Halk, yasama yetkisini temsilcileri aracılığıyla Halkın Temsilcileri Meclisi (HTM) veya referandum yoluyla kullanır (md. 50). Muhalefet, HTM’nin ayrılmaz bir bileşeni: Maliye komisyonu başkanlığının ve dış ilişkiler komisyonu raportörlüğünün kendisine verilmesi zorunlu.
Anayasa’nın açıkça ihlâli nedeniyle Cumhurbaşkanı(CB) için, HTM üyelerinin çoğunluğunun girişimiyle gerekçeli gensoru önergesi verilebilir. Üçte iki çoğunlukla verilen görevden alma kararı, Anayasa Mahkemesi’ne gönderilir. AYM de, 2/3 çoğunlukla CB’yi görevden alır.
CB ile hükümet başkanı arasındaki yetki uyuşmazlıkları, AYM kararıyla giderilir.
Hakimler Yüksek Kurulu, 4 organdan oluşur:
- Adlî Yargı Konseyi, İdarî Yargı Konseyi, Malî Yargı Konseyi,
- Her üç yargı Konseyinin Genel Kurulu.
Her kurul, çoğunluğu seçimle belirlenen (ve 2/3’ü yargıç) üyelerden oluşur.
Yönetsel ve malî özerklikle donatılan HYK, adaletin bağımsızlığının güvencesi. Yargı sistemine ilişkin yasa tasarılarının HYK’ya sunulması zorunlu. Adalet Bakanı, HYK’da yer almaz.
Anayasa Mahkemesi (AYM), bir kez 9’ar yıl görev yapabilen 12 üyeden oluşur. HTM, üyeleri, önerilen adaylar içinden 3/5 çoğunlukla seçer. Üyelerin 1/3’ü, her üç yılda bir yenilenir. AYM, yasa tasarıları, anayasa değişiklik tasarıları ve yürürlüğe girmeden önce uluslararası sözleşmeler üzerinde önceden denetim yapar. İtiraz yoluyla denetim de yapar.

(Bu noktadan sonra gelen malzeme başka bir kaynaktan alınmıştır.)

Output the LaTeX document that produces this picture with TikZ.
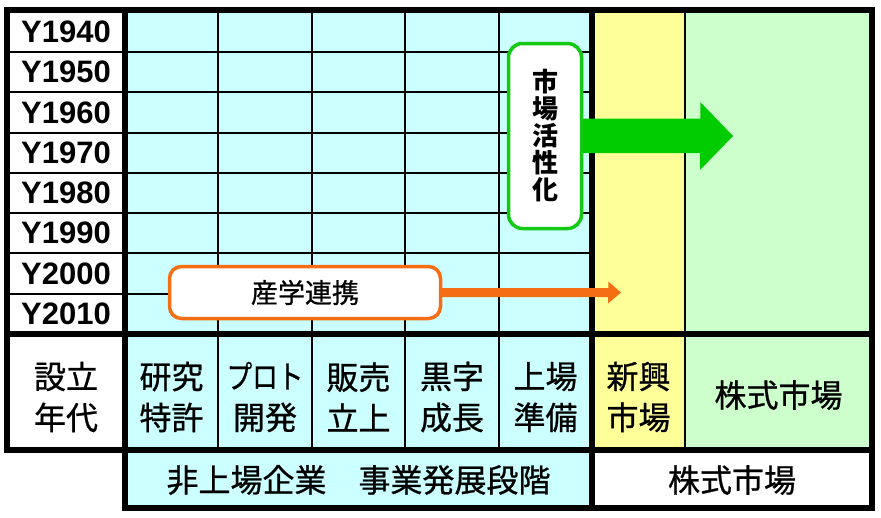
\documentclass[tikz,border=0pt]{standalone}
\usepackage{graphicx}
\usepackage{fontspec}
\setmainfont{Liberation Sans}
\newfontfamily\jp[FakeBold=0.8]{Noto Sans CJK JP}
\newfontfamily\jpb{Noto Sans CJK JP}
\definecolor{cyanbg}{RGB}{204,255,255}
\definecolor{yellowbg}{RGB}{255,255,153}
\definecolor{greenbg}{RGB}{204,255,204}
\definecolor{garrow}{RGB}{0,204,0}
\definecolor{gbord}{RGB}{20,200,20}
\definecolor{oarrow}{RGB}{245,110,20}
\begin{document}
\begin{tikzpicture}[x=1pt,y=-1pt,
  yearlbl/.style={font=\fontsize{31}{31}\selectfont\bfseries, inner sep=0pt},
  cell/.style={font=\jp\fontsize{32}{41}\selectfont, align=center, inner sep=0pt},
  thinln/.style={line width=2pt},
  thickln/.style={line width=6pt},
  mkbox/.style={draw=gbord, line width=3.5pt, fill=white, rounded corners=14pt,
    minimum width=73pt, minimum height=185pt, align=center, inner sep=0pt,
    font=\jpb\bfseries\fontsize{26}{27}\selectfont},
  sgbox/.style={draw=oarrow, line width=3.5pt, fill=white, rounded corners=12pt,
    minimum width=271pt, minimum height=52pt, inner sep=0pt,
    font=\jp\fontsize{27}{27}\selectfont}]
\useasboundingbox (0,0) rectangle (881,517);
\fill[white] (0,0) rectangle (881,517);
% background fills
\fill[cyanbg] (125,10) rectangle (592,508);
\fill[yellowbg] (592,10) rectangle (685,450);
\fill[greenbg] (685,10) rectangle (872,450);
% thin grid
\foreach \y in {52,92.25,132.5,172.75,213,253.25,293.5}
  \draw[thinln] (7,\y) -- (592,\y);
\foreach \x in {218,312,405,499,685}
  \draw[thinln] (\x,10) -- (\x,450);
% thick grid
\draw[thickln] (7,10) rectangle (872,450);
\draw[thickln] (7,334) -- (872,334);
\draw[thickln] (125,450) rectangle (872,508);
\draw[thickln] (125,10) -- (125,508);
\draw[thickln] (592,10) -- (592,508);
% year labels
\foreach \t [count=\i from 0] in {1940,1950,1960,1970,1980,1990,2000,2010}
  \node[yearlbl] (y\t) at (66,{31.9+40.25*\i}) {Y\t};
% label row
\node[cell] (setsu) at (66,397) {設立\\年代};
\node[cell] (kenkyu) at (171.5,397) {研究\\特許};
\node[cell] (proto) at (265,397) {\scalebox{0.8}[1]{プロト}\\開発};
\node[cell] (hanbai) at (358.5,397) {販売\\立上};
\node[cell] (kuroji) at (452,397) {黒字\\成長};
\node[cell] (joujou) at (545.5,397) {上場\\準備};
\node[cell] (shinko) at (638.5,397) {新興\\市場};
\node[cell] (kabu) at (778.5,395) {株式市場};
\node[cell] (hijo) at (358.5,480) {非上場企業　事業発展段階};
\node[cell] (kabu2) at (732,480) {株式市場};
% boxes
\node[mkbox] (mkt) at (545,136) {市\\場\\活\\性\\化};
\node[sgbox] (sg) at (305,292.5) {産学連携};
\coordinate (gtip) at (733,136);
\coordinate (otip) at (621,292.5);
% arrows
\fill[garrow] (mkt.east) ++(0,-17.5) -- ++(117,0) -- ++(0,-16.5) -- (gtip)
  -- ++(-33,34) -- ++(0,-17) -- ++(-117,0) -- cycle;
\fill[oarrow] (sg.east) ++(0,-4.5) -- ++(166,0) -- ++(0,-6.5) -- (otip)
  -- ++(-13,11) -- ++(0,-6.5) -- ++(-166,0) -- cycle;
\end{tikzpicture}
\end{document}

Türkiye için de esin kaynağı olarak alınabilecek ve burada değinilen özgün yönlerine karşın, İslâm ile sivil Devlet arasında uzlaşma arayışı, Tunus Anayasası’nın en büyük zaafı. Acaba bu konuda Türkiye, Tunus için esin kaynağı olamaz mıydı? İşte, sorunun düğüm noktası burası!